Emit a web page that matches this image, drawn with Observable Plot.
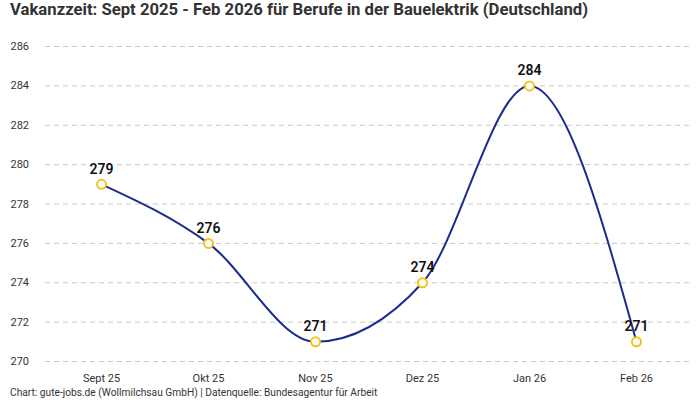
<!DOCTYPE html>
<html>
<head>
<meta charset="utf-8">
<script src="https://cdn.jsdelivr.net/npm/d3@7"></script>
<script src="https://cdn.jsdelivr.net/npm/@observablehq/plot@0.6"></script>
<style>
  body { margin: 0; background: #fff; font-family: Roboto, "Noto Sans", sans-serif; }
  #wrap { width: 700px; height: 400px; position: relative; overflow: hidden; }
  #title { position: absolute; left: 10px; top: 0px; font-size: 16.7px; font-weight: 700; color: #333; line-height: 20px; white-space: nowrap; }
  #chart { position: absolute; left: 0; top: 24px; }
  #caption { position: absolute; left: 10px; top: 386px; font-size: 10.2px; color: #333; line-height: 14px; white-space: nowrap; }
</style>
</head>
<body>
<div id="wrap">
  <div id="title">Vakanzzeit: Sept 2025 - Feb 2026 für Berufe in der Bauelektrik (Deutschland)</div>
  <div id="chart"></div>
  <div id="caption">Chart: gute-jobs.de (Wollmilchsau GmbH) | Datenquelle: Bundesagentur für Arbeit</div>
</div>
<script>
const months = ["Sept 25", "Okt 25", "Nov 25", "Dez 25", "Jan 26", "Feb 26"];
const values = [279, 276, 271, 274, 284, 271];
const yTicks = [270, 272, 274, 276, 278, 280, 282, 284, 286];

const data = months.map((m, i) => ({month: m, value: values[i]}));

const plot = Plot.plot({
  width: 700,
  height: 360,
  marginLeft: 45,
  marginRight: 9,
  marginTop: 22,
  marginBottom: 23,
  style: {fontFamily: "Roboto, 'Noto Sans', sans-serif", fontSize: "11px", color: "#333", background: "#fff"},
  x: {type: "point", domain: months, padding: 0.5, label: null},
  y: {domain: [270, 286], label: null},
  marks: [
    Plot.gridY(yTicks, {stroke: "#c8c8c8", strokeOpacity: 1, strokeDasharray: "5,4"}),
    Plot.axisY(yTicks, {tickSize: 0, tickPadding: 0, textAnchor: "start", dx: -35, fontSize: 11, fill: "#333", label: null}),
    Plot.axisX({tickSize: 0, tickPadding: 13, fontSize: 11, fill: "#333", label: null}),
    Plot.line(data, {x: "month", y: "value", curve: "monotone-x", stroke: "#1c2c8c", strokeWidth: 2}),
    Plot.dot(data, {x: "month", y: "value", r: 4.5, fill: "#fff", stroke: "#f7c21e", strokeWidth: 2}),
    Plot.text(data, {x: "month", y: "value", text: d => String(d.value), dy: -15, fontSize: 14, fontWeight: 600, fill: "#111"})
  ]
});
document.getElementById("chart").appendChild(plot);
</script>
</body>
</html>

# What to produce:
From the first line above through the line containing "const data = months.map((m, i)", copy everything exactly, without the pictures.

# Answer for the task:
Emit a web page that matches this image, drawn with Observable Plot.
<!DOCTYPE html>
<html>
<head>
<meta charset="utf-8">
<script src="https://cdn.jsdelivr.net/npm/d3@7"></script>
<script src="https://cdn.jsdelivr.net/npm/@observablehq/plot@0.6"></script>
<style>
  body { margin: 0; background: #fff; font-family: Roboto, "Noto Sans", sans-serif; }
  #wrap { width: 700px; height: 400px; position: relative; overflow: hidden; }
  #title { position: absolute; left: 10px; top: 0px; font-size: 16.7px; font-weight: 700; color: #333; line-height: 20px; white-space: nowrap; }
  #chart { position: absolute; left: 0; top: 24px; }
  #caption { position: absolute; left: 10px; top: 386px; font-size: 10.2px; color: #333; line-height: 14px; white-space: nowrap; }
</style>
</head>
<body>
<div id="wrap">
  <div id="title">Vakanzzeit: Sept 2025 - Feb 2026 für Berufe in der Bauelektrik (Deutschland)</div>
  <div id="chart"></div>
  <div id="caption">Chart: gute-jobs.de (Wollmilchsau GmbH) | Datenquelle: Bundesagentur für Arbeit</div>
</div>
<script>
const months = ["Sept 25", "Okt 25", "Nov 25", "Dez 25", "Jan 26", "Feb 26"];
const values = [279, 276, 271, 274, 284, 271];
const yTicks = [270, 272, 274, 276, 278, 280, 282, 284, 286];

const data = months.map((m, i) => ({month: m, value: values[i]}));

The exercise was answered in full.